- DIRECTIONS FOR THIS TASK
Starting at the first line of the data, please print exactly those lines through the one that holds "saturation=1, linewidth=0, ax=ax, zorder=3)", omitting every picture.
**** DATASET SECTION
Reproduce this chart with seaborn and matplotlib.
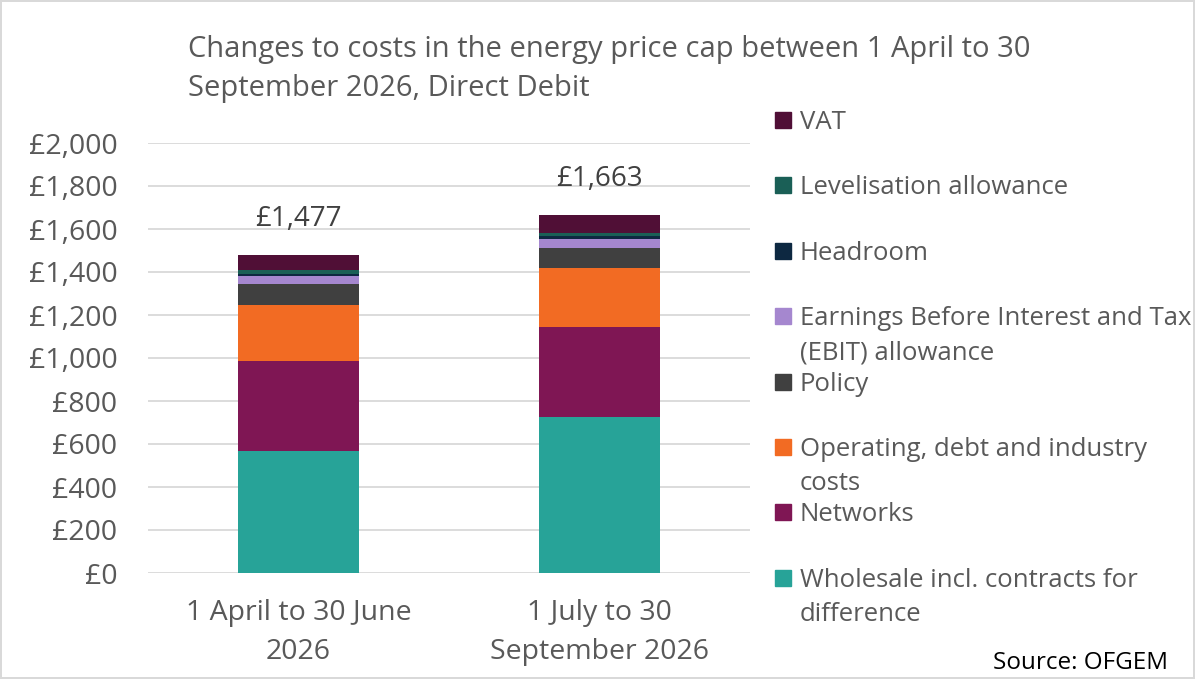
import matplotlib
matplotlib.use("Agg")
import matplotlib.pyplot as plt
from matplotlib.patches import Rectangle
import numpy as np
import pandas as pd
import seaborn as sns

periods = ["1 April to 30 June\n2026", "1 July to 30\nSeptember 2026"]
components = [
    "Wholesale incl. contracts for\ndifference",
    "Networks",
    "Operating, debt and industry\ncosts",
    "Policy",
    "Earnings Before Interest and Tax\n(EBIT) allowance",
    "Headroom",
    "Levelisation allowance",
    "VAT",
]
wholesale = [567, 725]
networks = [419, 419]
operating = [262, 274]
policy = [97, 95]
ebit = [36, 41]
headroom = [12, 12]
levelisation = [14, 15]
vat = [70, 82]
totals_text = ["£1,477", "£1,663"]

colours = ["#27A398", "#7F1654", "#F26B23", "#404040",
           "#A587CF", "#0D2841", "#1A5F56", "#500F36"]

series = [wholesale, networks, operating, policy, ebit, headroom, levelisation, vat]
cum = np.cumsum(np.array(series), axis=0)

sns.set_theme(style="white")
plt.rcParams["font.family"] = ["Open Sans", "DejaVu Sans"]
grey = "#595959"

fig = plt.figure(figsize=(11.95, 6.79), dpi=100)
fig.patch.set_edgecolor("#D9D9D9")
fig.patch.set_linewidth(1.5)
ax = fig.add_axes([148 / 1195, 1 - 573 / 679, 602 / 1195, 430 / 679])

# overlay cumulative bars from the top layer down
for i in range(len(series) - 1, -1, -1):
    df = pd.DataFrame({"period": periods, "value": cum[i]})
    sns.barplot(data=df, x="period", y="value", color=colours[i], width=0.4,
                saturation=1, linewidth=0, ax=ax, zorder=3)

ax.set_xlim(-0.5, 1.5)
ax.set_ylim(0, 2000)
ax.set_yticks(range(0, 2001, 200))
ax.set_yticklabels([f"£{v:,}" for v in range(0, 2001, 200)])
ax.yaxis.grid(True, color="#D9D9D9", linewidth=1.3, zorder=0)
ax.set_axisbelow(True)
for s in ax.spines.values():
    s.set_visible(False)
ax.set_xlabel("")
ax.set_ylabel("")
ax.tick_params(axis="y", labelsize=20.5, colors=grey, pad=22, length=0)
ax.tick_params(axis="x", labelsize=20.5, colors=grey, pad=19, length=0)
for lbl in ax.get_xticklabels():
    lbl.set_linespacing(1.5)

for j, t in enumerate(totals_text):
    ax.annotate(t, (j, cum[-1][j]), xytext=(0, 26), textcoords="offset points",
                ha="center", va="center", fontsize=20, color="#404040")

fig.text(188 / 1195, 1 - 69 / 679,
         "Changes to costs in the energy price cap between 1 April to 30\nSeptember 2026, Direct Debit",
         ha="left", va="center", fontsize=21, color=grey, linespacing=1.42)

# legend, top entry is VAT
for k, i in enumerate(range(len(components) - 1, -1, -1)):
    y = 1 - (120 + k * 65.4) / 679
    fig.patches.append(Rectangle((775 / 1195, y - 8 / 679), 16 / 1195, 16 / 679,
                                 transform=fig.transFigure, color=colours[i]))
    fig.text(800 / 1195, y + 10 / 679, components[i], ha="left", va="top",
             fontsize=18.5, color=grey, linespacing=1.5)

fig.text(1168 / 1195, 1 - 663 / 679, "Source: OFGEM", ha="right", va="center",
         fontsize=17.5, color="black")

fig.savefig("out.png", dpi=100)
********
- SOLUTION FOR THIS PROBLEM
Reproduce this chart with seaborn and matplotlib.
import matplotlib
matplotlib.use("Agg")
import matplotlib.pyplot as plt
from matplotlib.patches import Rectangle
import numpy as np
import pandas as pd
import seaborn as sns

periods = ["1 April to 30 June\n2026", "1 July to 30\nSeptember 2026"]
components = [
    "Wholesale incl. contracts for\ndifference",
    "Networks",
    "Operating, debt and industry\ncosts",
    "Policy",
    "Earnings Before Interest and Tax\n(EBIT) allowance",
    "Headroom",
    "Levelisation allowance",
    "VAT",
]
wholesale = [567, 725]
networks = [419, 419]
operating = [262, 274]
policy = [97, 95]
ebit = [36, 41]
headroom = [12, 12]
levelisation = [14, 15]
vat = [70, 82]
totals_text = ["£1,477", "£1,663"]

colours = ["#27A398", "#7F1654", "#F26B23", "#404040",
           "#A587CF", "#0D2841", "#1A5F56", "#500F36"]

series = [wholesale, networks, operating, policy, ebit, headroom, levelisation, vat]
cum = np.cumsum(np.array(series), axis=0)

sns.set_theme(style="white")
plt.rcParams["font.family"] = ["Open Sans", "DejaVu Sans"]
grey = "#595959"

fig = plt.figure(figsize=(11.95, 6.79), dpi=100)
fig.patch.set_edgecolor("#D9D9D9")
fig.patch.set_linewidth(1.5)
ax = fig.add_axes([148 / 1195, 1 - 573 / 679, 602 / 1195, 430 / 679])

# overlay cumulative bars from the top layer down
for i in range(len(series) - 1, -1, -1):
    df = pd.DataFrame({"period": periods, "value": cum[i]})
    sns.barplot(data=df, x="period", y="value", color=colours[i], width=0.4,
                saturation=1, linewidth=0, ax=ax, zorder=3)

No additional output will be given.